An organization’s policy and procedure should include parameters for ongoing monitoring of physician compensation arrangements. Best practices include an annual review of each arrangement by a valuation firm to ensure the compensation remains fair market value with adjustments as necessary. Also, scheduled audits of high-producing physicians should be conducted to review documentation, coding, and medical necessity. Importantly, physicians receiving medical director/administrative pay should have an annual timesheet or documentation audit to ensure that the necessary duties are performed, they are adequately documented, and they are paid per provider contract and organizational policy. Any performance-based pay (i.e., quality) should be validated to ensure the data has been collected following established definitions, and credit is given to the physician according to program design. Finally, work relative value units (work RVUs) credited to physicians should be periodically reviewed to ensure that the physician is receiving credit only for personally performed services.
Physician compensation arrangements pose one of the highest risks to healthcare organizations. As (alleged) Stark Law and False Claims Act violations continue to be pursued by governmental agencies and filed by local qui tam relators, organizations must remain vigilant, conscientious, and apply a reasoned, consistent approach to physician compensation.

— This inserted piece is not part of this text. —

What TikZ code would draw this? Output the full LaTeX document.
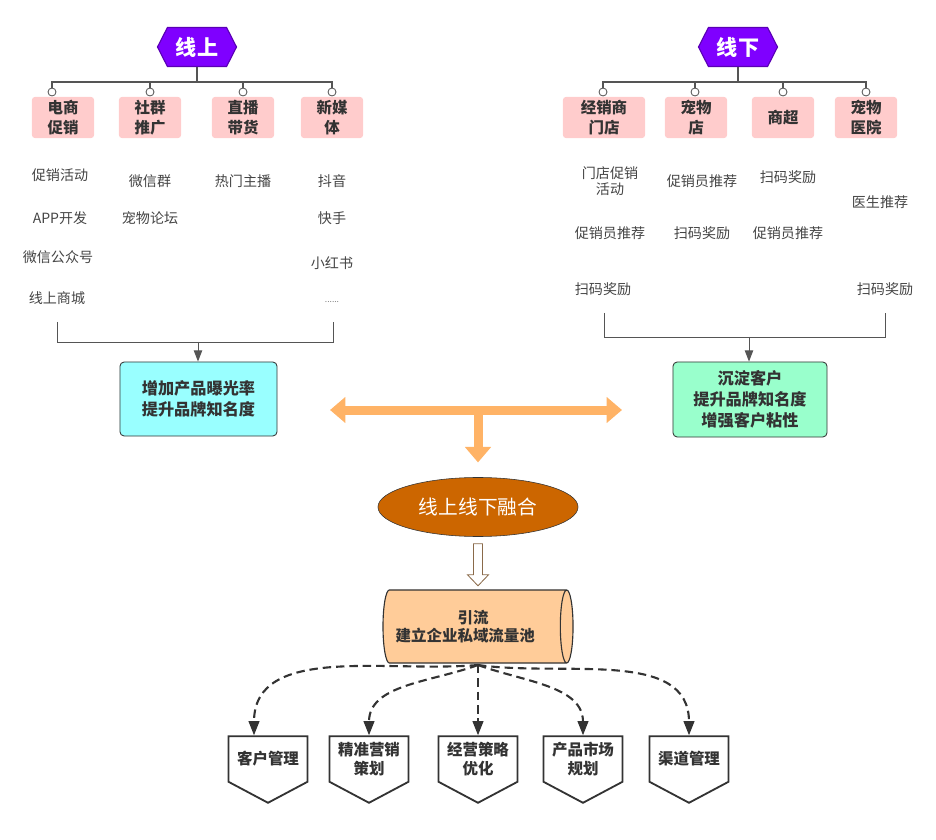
\documentclass[tikz,border=0pt]{standalone}
\usepackage{fontspec}
\setmainfont{Noto Sans CJK SC}
\usetikzlibrary{arrows.meta,shapes.geometric,shapes.symbols,calc}
\definecolor{hexfill}{HTML}{7F00FF}
\definecolor{hexline}{HTML}{5A00B4}
\definecolor{pinkbox}{HTML}{FFCCCC}
\definecolor{cyanbox}{HTML}{99FFFF}
\definecolor{greenbox}{HTML}{99FFCC}
\definecolor{orangearr}{HTML}{FFB366}
\definecolor{fusefill}{HTML}{CC6600}
\definecolor{poolfill}{HTML}{FFCC99}
\definecolor{darktext}{HTML}{333333}
\definecolor{itemtext}{HTML}{444444}
\definecolor{linegray}{HTML}{555555}
\definecolor{hollowline}{HTML}{8A6A4A}
\begin{document}
\begin{tikzpicture}[x=0.025cm,y=0.025cm,
    head/.style={signal,signal to=east and west,signal pointer angle=126,
      draw=hexline,fill=hexfill,text=white,inner sep=0pt,line width=0.8pt,
      minimum width=1.975cm,minimum height=0.975cm,
      font=\fontsize{15}{18}\selectfont\bfseries},
    cat/.style={rounded corners=2pt,fill=pinkbox,text=darktext,align=center,
      inner sep=0pt,minimum width=1.55cm,minimum height=1.025cm,
      font=\fontsize{11}{14}\selectfont\bfseries},
    knob/.style={circle,draw=linegray,fill=white,inner sep=0pt,
      minimum size=0.2cm,line width=0.6pt},
    item/.style={text=itemtext,align=center,inner sep=0pt,
      font=\fontsize{10}{11.5}\selectfont},
    goal/.style={draw=darktext,rounded corners=3pt,align=center,text=darktext,
      inner sep=0pt,line width=0.6pt,font=\fontsize{11.5}{15}\selectfont\bfseries},
    tree/.style={draw=linegray,line width=0.9pt},
    task/.style={signal,signal to=south,signal pointer angle=124,draw=darktext,
      line width=1.3pt,fill=white,text=darktext,align=center,inner sep=0pt,
      minimum width=1.975cm,minimum height=1.55cm,
      font=\fontsize{11}{13.5}\selectfont\bfseries},
    link/.style={draw=darktext,line width=1.5pt,dash pattern=on 6pt off 3.5pt,
      -{Triangle[width=7.5pt,length=10pt]}},
    wide/.style={draw=orangearr,line width=6.4pt,
      {Triangle[width=18pt,length=11pt]}-{Triangle[width=18pt,length=11pt]}},
  ]
  \useasboundingbox (0,0) rectangle (936,-840);

  %online branch
  \node[head] (on) at (197,-47) {线上};
  \node[knob] (ond1) at (52,-92) {};
  \node[knob] (ond2) at (150,-92) {};
  \node[knob] (ond3) at (243,-92) {};
  \node[knob] (ond4) at (332,-92) {};
  \node[cat] (on1) at (63,-117.5) {电商\\促销};
  \node[cat] (on2) at (150,-117.5) {社群\\推广};
  \node[cat] (on3) at (243,-117.5) {直播\\带货};
  \node[cat] (on4) at (332,-117.5) {新媒\\体};
  \coordinate (onbar) at (197,-82);
  \draw[tree] (on.south) -- (onbar);
  \foreach \d in {ond1,ond2,ond3,ond4}
    \draw[tree] (\d.north) |- (onbar);

  \node[item] (ta1) at (60,-175) {促销活动};
  \node[item] (ta2) at (60,-218) {APP开发};
  \node[item] (ta3) at (58,-257) {微信公众号};
  \node[item] (ta4) at (57,-298) {线上商城};
  \node[item] (tb1) at (150,-181) {微信群};
  \node[item] (tb2) at (150,-218) {宠物论坛};
  \node[item] (tc1) at (243,-181) {热门主播};
  \node[item] (td1) at (332,-181) {抖音};
  \node[item] (td2) at (332,-218) {快手};
  \node[item] (td3) at (332,-263) {小红书};
  \node[item,text=gray,font=\fontsize{6}{7}\selectfont] (td4) at (332,-302) {......};

  %offline branch
  \node[head] (off) at (738,-47) {线下};
  \node[knob] (offd1) at (603,-92) {};
  \node[knob] (offd2) at (695,-92) {};
  \node[knob] (offd3) at (783,-92) {};
  \node[knob] (offd4) at (866,-92) {};
  \node[cat,minimum width=2.05cm] (off1) at (604,-117.5) {经销商\\门店};
  \node[cat] (off2) at (696,-117.5) {宠物\\店};
  \node[cat] (off3) at (783,-117.5) {商超};
  \node[cat] (off4) at (866,-117.5) {宠物\\医院};
  \coordinate (offbar) at (738,-82);
  \draw[tree] (off.south) -- (offbar);
  \foreach \d in {offd1,offd2,offd3,offd4}
    \draw[tree] (\d.north) |- (offbar);

  \node[item] (ua1) at (610,-181) {门店促销\\活动};
  \node[item] (ua2) at (610,-233) {促销员推荐};
  \node[item] (ua3) at (603,-289) {扫码奖励};
  \node[item] (ub1) at (702,-181) {促销员推荐};
  \node[item] (ub2) at (702,-233) {扫码奖励};
  \node[item] (uc1) at (788,-177) {扫码奖励};
  \node[item] (uc2) at (788,-233) {促销员推荐};
  \node[item] (ud1) at (880,-202) {医生推荐};
  \node[item] (ud2) at (885,-289) {扫码奖励};

  %goals
  \node[goal,fill=cyanbox,minimum width=3.925cm,minimum height=1.85cm] (lgoal) at (198.5,-399) {增加产品曝光率\\提升品牌知名度};
  \node[goal,fill=greenbox,minimum width=3.85cm,minimum height=1.875cm] (rgoal) at (750,-399.5) {沉淀客户\\提升品牌知名度\\增强客户粘性};
  \coordinate (lbl) at (57,-322);
  \coordinate (lbr) at (333,-322);
  \coordinate (lmid) at (198,-342);
  \draw[tree,line width=0.7pt] (lbl) -- ++(0,-20) -| (lbr);
  \draw[tree,line width=0.7pt,-{Triangle[width=6pt,length=8pt]}] (lmid) -- (lgoal.north -| lmid);
  \coordinate (rbl) at (604,-313);
  \coordinate (rbr) at (885,-313);
  \coordinate (rmid) at (749,-337);
  \draw[tree,line width=0.7pt] (rbl) -- ++(0,-24) -| (rbr);
  \draw[tree,line width=0.7pt,-{Triangle[width=6pt,length=8pt]}] (rmid) -- (rgoal.north -| rmid);

  %merge
  \node[ellipse,draw=darktext,fill=fusefill,text=white,minimum width=5cm,minimum height=1.475cm,
    font=\fontsize{14}{16}\selectfont] (fuse) at (478,-507) {线上线下融合};
  \coordinate (wl) at (330,-410);
  \coordinate (wr) at (622,-410);
  \coordinate (wm) at (478,-410);
  \draw[wide] (wl) -- (wr);
  \draw[draw=orangearr,line width=6.4pt,-{Triangle[width=18pt,length=11pt]},shorten >=10.5pt] (wm) -- (fuse.north);

  \node[cylinder,draw=darktext,fill=poolfill,line width=0.8pt,aspect=0.3,
    minimum width=1.825cm,minimum height=4.75cm,align=center,text=darktext,
    font=\fontsize{11}{13}\selectfont\bfseries] (pool) at (473,-626.5) {引流\\建立企业私域流量池\hspace*{11pt}};
  \draw[hollowline,fill=white,line width=0.6pt]
    ($(fuse.south)+(-4.5,-7)$) -- ++(9,0) -- ++(0,-31) -- ++(6,0) -- ++(-10.5,-11)
    -- ++(-10.5,11) -- ++(6,0) -- cycle;

  %tasks
  \node[task] (t1) at (268,-759) {客户管理};
  \node[task] (t2) at (369,-759) {精准营销\\策划};
  \node[task] (t3) at (478,-759) {经营策略\\优化};
  \node[task] (t4) at (583,-759) {产品市场\\规划};
  \node[task] (t5) at (689,-759) {渠道管理};
  \coordinate (src) at (478,-665);
  \draw[link] (src) to[out=185,in=90] ($(t1.north)+(-14,0)$);
  \draw[link] (src) to[out=200,in=90] (t2.north);
  \draw[link] (src) -- (t3.north);
  \draw[link] (src) to[out=-20,in=90] (t4.north);
  \draw[link] (src) to[out=-8,in=90] (t5.north);
\end{tikzpicture}
\end{document}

Establishing an effective physician compensation governance program will assist an organization in defense of its procedures and physician compensation structure if it finds itself under scrutiny.
Physician compensation arrangements remain a key compliance risk.
Develop a physician compensation policy and procedure.
Implement a physician compensation governance committee.
Ensure documentation of fair market value/commercial reasonableness for each physician compensation arrangement.
Audit and monitor physician compensation arrangements over time.